7. A separação do preço entre uma componente fixa e uma componente proporcional ao consumo não é, ao contrário do que muitos leitores pensam, o resultado de práticas monopolistas. Aliás, em alguns sectores a concorrência até fez aumentar o peso da componente fixa da tarifa. Nos Estados Unidos a tendência da rede de telefone fixo é para um sistema de assinatura mensal com chamadas gratuitas.

8. Ao contrário do que muitos leitores parecem pensar, a EDP não vende apenas electricidade. Vende electricidade e disponibilidade de electricidade. São dois produtos diferentes. No primeiro caso garante-se uma determinada quantidade de electricidade.
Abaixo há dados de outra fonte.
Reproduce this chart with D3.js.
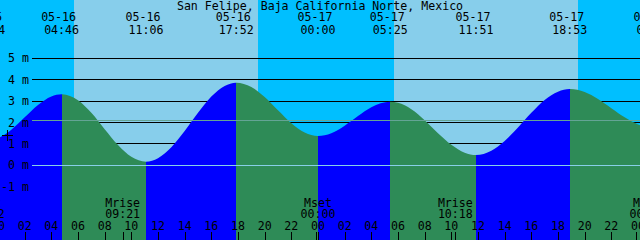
<!DOCTYPE html>
<meta charset="utf-8" />
<script src="https://d3js.org/d3.v7.min.js"></script>
<body style="margin: 0; background-color: #87ceeb">
  <div id="tide"></div>
  <script>
    // hours counted from 05-16 00:00
    var sampleHours = [-2, -0.77, 0, 1, 2, 3, 4, 4.77, 6, 7, 8, 9, 10, 11.1, 12, 13, 14, 15, 16, 17, 17.87,
      19, 20, 21, 22, 23, 24, 25, 26, 27, 28, 29.42, 30, 31, 32, 33, 34, 35, 35.85, 37, 38, 39, 40, 41, 42,
      42.88, 44, 45, 46, 47, 48, 49];
    var sampleLevels = [1.35, 1.17, 1.27, 1.66, 2.24, 2.82, 3.22, 3.32, 3.04, 2.45, 1.69, 0.95, 0.4, 0.17,
      0.33, 0.84, 1.6, 2.45, 3.21, 3.71, 3.86, 3.66, 3.19, 2.57, 1.97, 1.53, 1.37, 1.5, 1.85, 2.3, 2.71,
      2.97, 2.92, 2.62, 2.11, 1.5, 0.96, 0.59, 0.48, 0.68, 1.14, 1.77, 2.45, 3.05, 3.44, 3.56, 3.42, 3.1,
      2.67, 2.24, 1.91, 1.76];

    var tideHours = [-0.77, 4.77, 11.1, 17.87, 24, 29.42, 35.85, 42.88, 49.2];
    var tideLevels = [1.17, 3.32, 0.17, 3.86, 1.37, 2.97, 0.48, 3.56, 1.75];
    var tideDates = ["05-15", "05-16", "05-16", "05-16", "05-17", "05-17", "05-17", "05-17", "05-18"];
    var tideClock = ["23:14", "04:46", "11:06", "17:52", "00:00", "05:25", "11:51", "18:53", "01:12"];

    var sunrise = [5.7, 29.7];
    var sunset = [19.5, 43.48];

    var moonHours = [-0.8, 9.35, 24, 34.3, 48.67];
    var moonKinds = ["Mset", "Mrise", "Mset", "Mrise", "Mset"];
    var moonClock = ["23:12", "09:21", "00:00", "10:18", "00:40"];

    var meterTicks = [5, 4, 3, 2, 1, 0, -1];
    var mslLevel = 2.08;
    var hourTicks = d3.range(0, 49, 2);

    var title = "San Felipe, Baja California Norte, Mexico";
    var font = "'DejaVu Sans Mono', monospace";

    var width = 640,
      height = 240;

    var svg = d3
      .select("#tide")
      .append("svg")
      .attr("width", width)
      .attr("height", height)
      .style("display", "block");

    var x = d3.scaleLinear().domain([0, 48]).range([-2, 638]);
    var y = d3.scaleLinear().domain([0, 5]).range([165.3, 58.3]);

    // night / day background
    var nights = [[-3, sunrise[0]], [sunset[0], sunrise[1]], [sunset[1], 50]];
    svg.append("rect").attr("width", width).attr("height", height).attr("fill", "#87ceeb");
    svg
      .selectAll(".night")
      .data(nights)
      .enter()
      .append("rect")
      .attr("x", function (d) { return Math.round(x(d[0])); })
      .attr("width", function (d) { return Math.round(x(d[1])) - Math.round(x(d[0])); })
      .attr("y", 0)
      .attr("height", height)
      .attr("fill", "#00bfff")
      .attr("shape-rendering", "crispEdges");

    // meter lines
    svg
      .selectAll(".grid")
      .data(meterTicks)
      .enter()
      .append("line")
      .attr("x1", 32)
      .attr("x2", width)
      .attr("y1", function (d) { return Math.floor(y(d)) + 0.5; })
      .attr("y2", function (d) { return Math.floor(y(d)) + 0.5; })
      .attr("stroke", "#000");

    // tide fill, blue while rising, green while falling
    var pts = sampleHours.map(function (h, i) { return [h, sampleLevels[i]]; });
    var area = d3
      .area()
      .x(function (d) { return x(d[0]); })
      .y0(height)
      .y1(function (d) { return y(d[1]); })
      .curve(d3.curveMonotoneX);

    for (var i = 0; i < tideHours.length - 1; i++) {
      var rising = tideLevels[i + 1] > tideLevels[i];
      var x0 = Math.round(x(tideHours[i])),
        x1 = Math.round(x(tideHours[i + 1]));
      svg
        .append("clipPath")
        .attr("id", "seg" + i)
        .append("rect")
        .attr("x", x0)
        .attr("y", 0)
        .attr("width", x1 - x0)
        .attr("height", height);
      svg
        .append("path")
        .datum(pts)
        .attr("d", area)
        .attr("clip-path", "url(#seg" + i + ")")
        .attr("fill", rising ? "#0000ff" : "#2e8b57");
    }

    // mean sea level and datum lines
    svg
      .append("line")
      .attr("x1", 32)
      .attr("x2", width)
      .attr("y1", Math.floor(y(mslLevel)) + 0.5)
      .attr("y2", Math.floor(y(mslLevel)) + 0.5)
      .attr("stroke", "#64a495");
    svg
      .append("line")
      .attr("x1", 32)
      .attr("x2", width)
      .attr("y1", Math.floor(y(0)) + 0.5)
      .attr("y2", Math.floor(y(0)) + 0.5)
      .attr("stroke", "#88cfe8");

    // meter labels
    svg
      .selectAll(".ylab")
      .data(meterTicks)
      .enter()
      .append("text")
      .attr("x", 29)
      .attr("y", function (d) { return y(d) + 4; })
      .attr("text-anchor", "end")
      .style("font-family", font)
      .style("font-size", "11.6px")
      .text(function (d) { return d + " m"; });

    svg.append("line").attr("x1", 2).attr("x2", 13).attr("y1", 135.5).attr("y2", 135.5).attr("stroke", "#000");
    svg.append("line").attr("x1", 7.5).attr("x2", 7.5).attr("y1", 130).attr("y2", 141).attr("stroke", "#000");

    // title and tide event labels
    svg
      .append("text")
      .attr("x", width / 2)
      .attr("y", 9.5)
      .attr("text-anchor", "middle")
      .style("font-family", font)
      .style("font-size", "11.6px")
      .text(title);

    var ev = svg.selectAll(".ev").data(tideHours).enter().append("g");
    ev.append("text")
      .attr("x", function (d) { return x(d) - 3; })
      .attr("y", 21)
      .attr("text-anchor", "middle")
      .style("font-family", font)
      .style("font-size", "11.6px")
      .text(function (d, i) { return tideDates[i]; });
    ev.append("text")
      .attr("x", function (d) { return x(d); })
      .attr("y", 33.5)
      .attr("text-anchor", "middle")
      .style("font-family", font)
      .style("font-size", "11.6px")
      .text(function (d, i) { return tideClock[i]; });

    // moon events
    var mo = svg.selectAll(".moon").data(moonHours).enter().append("g");
    mo.append("text")
      .attr("x", function (d) { return x(d); })
      .attr("y", 206.5)
      .attr("text-anchor", "middle")
      .style("font-family", font)
      .style("font-size", "11.6px")
      .text(function (d, i) { return moonKinds[i]; });
    mo.append("text")
      .attr("x", function (d) { return x(d); })
      .attr("y", 218)
      .attr("text-anchor", "middle")
      .style("font-family", font)
      .style("font-size", "11.6px")
      .text(function (d, i) { return moonClock[i]; });
    mo.append("line")
      .attr("x1", function (d) { return Math.round(x(d)) + 0.5; })
      .attr("x2", function (d) { return Math.round(x(d)) + 0.5; })
      .attr("y1", 232)
      .attr("y2", height)
      .attr("stroke", "#000");

    // hour axis
    var hr = svg.selectAll(".hr").data(hourTicks).enter().append("g");
    hr.append("text")
      .attr("x", function (d) { return x(d); })
      .attr("y", 229.5)
      .attr("text-anchor", "middle")
      .style("font-family", font)
      .style("font-size", "11.6px")
      .text(function (d) { return d3.format("02")(d % 24); });
    hr.append("line")
      .attr("x1", function (d) { return Math.round(x(d)) - (d % 24 === 0 ? 1.5 : -0.5); })
      .attr("x2", function (d) { return Math.round(x(d)) - (d % 24 === 0 ? 1.5 : -0.5); })
      .attr("y1", 232)
      .attr("y2", height)
      .attr("stroke", "#000");
  </script>
</body>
No segundo caso, garante-se que a electricidade estará lá ao mesmo preço qualquer que seja a procura. Por isso faz todo o sentido que cada um destes serviços seja pago separadamente.

9. A EDP para conseguir garantir o fornecimento no pico da procura tem que fazer investimentos muito superiores aos necessários para suprir a média da procura. O problema não é propriamento o custo de ligar e desligar os geradores mas sim o investimento necessário para os ter disponíveis.

10. Argumentos similares aplicam-se a outras redes. As empresas de distribuição de água têm que garantir pressão de água mesmo no pico da procura, as empresas de gás idem e as empresas de telecomunicações têm que garantir linhas disponíveis a qualquer hora.

11. Não adianta argumentar com os telemóveis sem assinatura nem recarregamento obrigatórios. Esses serviços são marginais, destinam-se a nichos, são mais caros e/ou só são possíveis porque os custos fixos da rede já se encontram pagos pelos serviços padrão destinados à maioria dos clientes.

12. Mesmo quando o fornecedor é monopolista, os defensores dos consumidos prestam um mau serviço a quem supostamente defendem quando atacam a componente fixa do preço. Em primeiro lugar porque tal estratégia ilusória uma vez que não impede o monopolista de cobrar o mesmo valor através da componente variável (aquilo que for retirado à componente fixa será adicionado à componente variável). E em segundo lugar porque separação do preço entre uma componente fixa e outra variável é a forma mais justa de cobrar os serviços prestados.